# [Stored rows]
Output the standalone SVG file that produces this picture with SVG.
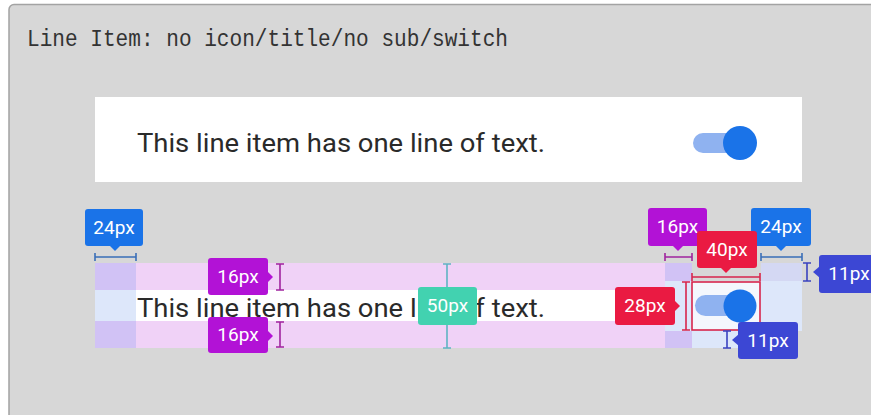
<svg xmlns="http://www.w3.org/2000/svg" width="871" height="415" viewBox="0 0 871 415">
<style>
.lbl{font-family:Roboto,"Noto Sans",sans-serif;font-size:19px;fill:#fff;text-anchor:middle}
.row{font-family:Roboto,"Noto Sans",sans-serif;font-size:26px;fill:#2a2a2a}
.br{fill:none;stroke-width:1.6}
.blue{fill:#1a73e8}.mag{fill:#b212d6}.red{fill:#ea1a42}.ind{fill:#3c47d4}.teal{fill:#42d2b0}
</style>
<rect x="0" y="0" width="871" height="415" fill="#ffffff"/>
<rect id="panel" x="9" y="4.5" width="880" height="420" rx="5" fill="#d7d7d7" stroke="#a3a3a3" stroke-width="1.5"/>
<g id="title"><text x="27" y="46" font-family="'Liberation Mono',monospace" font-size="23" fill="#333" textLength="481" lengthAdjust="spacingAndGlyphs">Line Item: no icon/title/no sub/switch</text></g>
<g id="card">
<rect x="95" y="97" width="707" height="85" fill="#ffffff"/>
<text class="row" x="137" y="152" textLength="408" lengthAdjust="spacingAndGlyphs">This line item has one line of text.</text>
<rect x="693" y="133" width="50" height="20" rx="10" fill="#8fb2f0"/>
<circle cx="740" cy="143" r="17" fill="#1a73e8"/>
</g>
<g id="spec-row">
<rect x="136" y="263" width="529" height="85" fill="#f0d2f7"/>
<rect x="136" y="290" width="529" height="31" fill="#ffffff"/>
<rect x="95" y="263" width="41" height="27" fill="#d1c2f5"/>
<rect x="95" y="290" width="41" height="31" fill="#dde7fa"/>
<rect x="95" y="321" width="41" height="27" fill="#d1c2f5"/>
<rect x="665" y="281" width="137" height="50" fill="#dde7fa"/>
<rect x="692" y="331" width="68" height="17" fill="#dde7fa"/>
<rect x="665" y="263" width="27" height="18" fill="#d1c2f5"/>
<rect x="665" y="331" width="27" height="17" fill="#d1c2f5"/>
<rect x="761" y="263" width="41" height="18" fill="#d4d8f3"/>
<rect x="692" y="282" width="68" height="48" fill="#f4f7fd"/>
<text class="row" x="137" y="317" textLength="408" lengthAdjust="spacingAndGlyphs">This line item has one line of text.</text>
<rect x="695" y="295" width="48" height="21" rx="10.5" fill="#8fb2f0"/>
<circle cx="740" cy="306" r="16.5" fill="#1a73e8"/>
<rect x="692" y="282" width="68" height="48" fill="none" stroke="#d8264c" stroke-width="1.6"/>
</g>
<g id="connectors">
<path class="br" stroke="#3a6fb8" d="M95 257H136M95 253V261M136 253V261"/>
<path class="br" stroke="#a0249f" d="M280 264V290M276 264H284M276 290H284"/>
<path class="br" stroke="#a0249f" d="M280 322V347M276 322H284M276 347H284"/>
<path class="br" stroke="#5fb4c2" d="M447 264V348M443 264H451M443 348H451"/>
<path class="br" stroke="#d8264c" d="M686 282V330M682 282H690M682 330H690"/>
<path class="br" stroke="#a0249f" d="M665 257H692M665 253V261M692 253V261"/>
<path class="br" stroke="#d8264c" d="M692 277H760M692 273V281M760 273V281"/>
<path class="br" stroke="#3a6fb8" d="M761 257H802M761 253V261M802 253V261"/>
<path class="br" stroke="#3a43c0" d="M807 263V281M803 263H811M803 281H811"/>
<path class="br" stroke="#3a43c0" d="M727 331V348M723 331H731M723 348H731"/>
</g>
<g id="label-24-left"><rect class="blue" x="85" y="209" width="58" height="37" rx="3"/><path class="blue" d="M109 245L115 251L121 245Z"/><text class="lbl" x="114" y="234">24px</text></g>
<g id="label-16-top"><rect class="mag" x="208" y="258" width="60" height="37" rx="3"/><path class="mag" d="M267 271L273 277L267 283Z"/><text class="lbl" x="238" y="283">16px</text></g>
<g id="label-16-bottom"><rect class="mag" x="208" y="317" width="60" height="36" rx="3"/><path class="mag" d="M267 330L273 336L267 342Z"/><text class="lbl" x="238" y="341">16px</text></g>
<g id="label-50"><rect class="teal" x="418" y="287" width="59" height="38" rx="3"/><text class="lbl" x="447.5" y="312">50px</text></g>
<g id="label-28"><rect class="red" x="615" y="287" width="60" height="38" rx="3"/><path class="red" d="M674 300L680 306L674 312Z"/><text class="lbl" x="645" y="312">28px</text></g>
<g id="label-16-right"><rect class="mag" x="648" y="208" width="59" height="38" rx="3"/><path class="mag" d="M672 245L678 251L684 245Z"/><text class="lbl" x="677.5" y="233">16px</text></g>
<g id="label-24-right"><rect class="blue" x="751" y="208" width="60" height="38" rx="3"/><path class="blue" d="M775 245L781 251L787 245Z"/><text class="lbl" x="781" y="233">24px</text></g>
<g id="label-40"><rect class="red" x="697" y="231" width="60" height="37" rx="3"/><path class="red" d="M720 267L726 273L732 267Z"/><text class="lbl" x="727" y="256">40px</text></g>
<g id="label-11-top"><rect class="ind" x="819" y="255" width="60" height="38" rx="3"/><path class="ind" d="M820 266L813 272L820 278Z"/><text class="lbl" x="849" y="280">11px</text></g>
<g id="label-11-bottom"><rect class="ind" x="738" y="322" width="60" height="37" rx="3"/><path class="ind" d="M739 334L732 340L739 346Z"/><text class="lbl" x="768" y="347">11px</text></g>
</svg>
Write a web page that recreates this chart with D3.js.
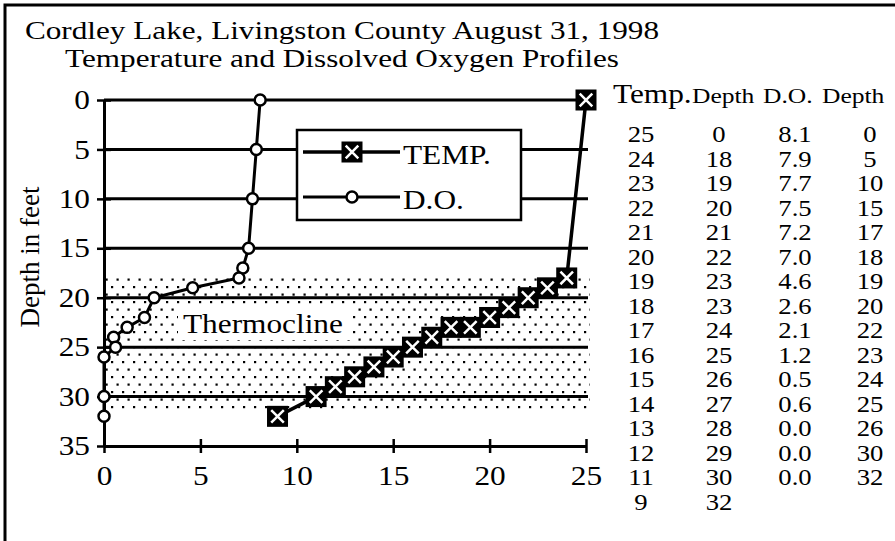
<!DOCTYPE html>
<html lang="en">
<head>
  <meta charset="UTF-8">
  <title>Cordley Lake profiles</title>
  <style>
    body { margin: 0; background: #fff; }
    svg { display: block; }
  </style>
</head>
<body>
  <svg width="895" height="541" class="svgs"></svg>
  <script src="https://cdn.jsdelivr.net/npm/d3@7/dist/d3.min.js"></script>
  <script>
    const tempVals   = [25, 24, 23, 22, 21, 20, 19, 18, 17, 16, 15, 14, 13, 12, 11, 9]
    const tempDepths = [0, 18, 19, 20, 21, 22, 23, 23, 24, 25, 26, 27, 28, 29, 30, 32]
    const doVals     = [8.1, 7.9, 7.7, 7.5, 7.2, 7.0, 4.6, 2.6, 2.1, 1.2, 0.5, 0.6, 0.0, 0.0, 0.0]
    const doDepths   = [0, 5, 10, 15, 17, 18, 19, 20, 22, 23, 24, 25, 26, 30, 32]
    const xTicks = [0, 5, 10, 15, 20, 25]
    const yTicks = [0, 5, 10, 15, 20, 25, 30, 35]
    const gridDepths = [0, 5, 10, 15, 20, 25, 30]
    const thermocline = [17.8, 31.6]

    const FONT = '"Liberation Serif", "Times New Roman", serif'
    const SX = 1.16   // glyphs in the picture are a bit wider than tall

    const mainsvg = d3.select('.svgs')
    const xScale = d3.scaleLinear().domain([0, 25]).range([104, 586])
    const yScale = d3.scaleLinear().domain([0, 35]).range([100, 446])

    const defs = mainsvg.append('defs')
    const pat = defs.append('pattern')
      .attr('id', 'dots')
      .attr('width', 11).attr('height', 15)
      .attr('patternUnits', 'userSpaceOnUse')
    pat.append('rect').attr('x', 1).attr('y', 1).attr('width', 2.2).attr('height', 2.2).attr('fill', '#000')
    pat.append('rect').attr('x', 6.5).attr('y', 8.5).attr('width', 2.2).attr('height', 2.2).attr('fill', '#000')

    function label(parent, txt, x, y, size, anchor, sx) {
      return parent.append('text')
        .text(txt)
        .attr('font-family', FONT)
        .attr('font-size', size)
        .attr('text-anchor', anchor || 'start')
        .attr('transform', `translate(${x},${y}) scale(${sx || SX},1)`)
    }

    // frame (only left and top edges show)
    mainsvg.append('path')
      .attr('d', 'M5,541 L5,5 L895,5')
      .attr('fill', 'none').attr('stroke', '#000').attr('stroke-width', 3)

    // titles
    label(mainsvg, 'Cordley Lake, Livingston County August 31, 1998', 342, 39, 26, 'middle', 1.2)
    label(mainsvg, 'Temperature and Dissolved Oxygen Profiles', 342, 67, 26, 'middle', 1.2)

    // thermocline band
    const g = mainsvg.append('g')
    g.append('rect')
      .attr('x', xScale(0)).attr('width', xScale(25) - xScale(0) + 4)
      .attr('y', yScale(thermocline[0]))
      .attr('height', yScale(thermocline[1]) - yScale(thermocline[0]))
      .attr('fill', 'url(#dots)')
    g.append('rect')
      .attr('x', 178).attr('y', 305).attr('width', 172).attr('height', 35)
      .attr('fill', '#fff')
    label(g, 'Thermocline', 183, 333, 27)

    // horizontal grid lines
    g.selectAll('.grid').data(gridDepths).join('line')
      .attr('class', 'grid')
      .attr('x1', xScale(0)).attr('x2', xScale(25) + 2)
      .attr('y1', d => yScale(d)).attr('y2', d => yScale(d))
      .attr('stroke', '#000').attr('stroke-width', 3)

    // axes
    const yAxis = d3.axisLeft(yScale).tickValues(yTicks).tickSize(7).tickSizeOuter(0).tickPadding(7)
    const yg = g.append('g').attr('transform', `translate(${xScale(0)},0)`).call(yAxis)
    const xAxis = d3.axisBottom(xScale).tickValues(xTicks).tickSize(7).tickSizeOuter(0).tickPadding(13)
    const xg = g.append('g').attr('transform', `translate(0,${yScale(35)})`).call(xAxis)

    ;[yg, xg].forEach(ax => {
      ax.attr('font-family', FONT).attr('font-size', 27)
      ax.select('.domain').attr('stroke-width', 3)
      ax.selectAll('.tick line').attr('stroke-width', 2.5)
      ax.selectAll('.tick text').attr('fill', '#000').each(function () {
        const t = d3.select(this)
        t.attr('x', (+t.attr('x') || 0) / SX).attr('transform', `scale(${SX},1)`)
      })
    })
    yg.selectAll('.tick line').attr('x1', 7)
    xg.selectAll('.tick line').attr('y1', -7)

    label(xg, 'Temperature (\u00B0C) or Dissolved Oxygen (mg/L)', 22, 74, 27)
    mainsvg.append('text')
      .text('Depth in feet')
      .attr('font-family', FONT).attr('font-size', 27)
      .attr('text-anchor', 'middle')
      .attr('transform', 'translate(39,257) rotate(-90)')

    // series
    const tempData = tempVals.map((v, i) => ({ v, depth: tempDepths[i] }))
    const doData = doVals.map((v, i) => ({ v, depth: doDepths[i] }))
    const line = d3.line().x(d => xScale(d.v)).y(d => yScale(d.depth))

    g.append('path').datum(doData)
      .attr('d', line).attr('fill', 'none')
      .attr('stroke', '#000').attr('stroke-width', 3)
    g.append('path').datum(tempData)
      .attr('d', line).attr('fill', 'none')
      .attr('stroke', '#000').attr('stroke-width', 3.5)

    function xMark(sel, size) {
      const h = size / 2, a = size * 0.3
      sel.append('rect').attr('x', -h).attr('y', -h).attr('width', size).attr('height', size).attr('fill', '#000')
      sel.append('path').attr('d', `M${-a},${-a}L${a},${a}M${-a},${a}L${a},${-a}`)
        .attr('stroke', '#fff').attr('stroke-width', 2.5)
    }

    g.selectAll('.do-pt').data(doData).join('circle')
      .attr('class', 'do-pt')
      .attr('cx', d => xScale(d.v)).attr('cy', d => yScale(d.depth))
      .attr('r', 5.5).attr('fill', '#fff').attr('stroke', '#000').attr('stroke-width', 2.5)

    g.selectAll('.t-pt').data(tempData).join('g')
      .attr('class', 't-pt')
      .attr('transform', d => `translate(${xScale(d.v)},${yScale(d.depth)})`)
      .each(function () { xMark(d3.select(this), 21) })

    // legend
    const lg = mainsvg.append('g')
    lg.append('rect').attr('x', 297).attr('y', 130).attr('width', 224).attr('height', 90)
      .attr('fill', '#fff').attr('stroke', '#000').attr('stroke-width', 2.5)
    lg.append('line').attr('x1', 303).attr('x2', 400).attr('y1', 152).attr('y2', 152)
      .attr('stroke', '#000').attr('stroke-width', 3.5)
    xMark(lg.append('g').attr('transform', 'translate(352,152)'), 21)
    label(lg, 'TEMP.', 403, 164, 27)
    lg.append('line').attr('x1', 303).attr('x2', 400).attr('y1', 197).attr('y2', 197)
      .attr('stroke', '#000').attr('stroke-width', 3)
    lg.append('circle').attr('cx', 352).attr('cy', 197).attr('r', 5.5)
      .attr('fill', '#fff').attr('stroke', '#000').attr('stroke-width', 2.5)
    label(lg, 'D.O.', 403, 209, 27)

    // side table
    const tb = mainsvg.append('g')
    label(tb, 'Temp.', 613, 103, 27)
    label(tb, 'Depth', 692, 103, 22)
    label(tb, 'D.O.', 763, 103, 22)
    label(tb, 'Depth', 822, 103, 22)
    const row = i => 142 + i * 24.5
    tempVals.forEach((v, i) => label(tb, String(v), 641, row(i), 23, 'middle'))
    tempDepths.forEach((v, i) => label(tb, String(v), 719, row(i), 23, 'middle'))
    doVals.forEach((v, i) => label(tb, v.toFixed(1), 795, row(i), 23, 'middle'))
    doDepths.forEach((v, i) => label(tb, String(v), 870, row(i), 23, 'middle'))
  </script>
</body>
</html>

# [Exercise details]
Which lines contain the word "with"? Copy each of them.

# [Final answer]
Output the standalone SVG file that produces this picture with SVG.
Write a web page that recreates this chart with D3.js.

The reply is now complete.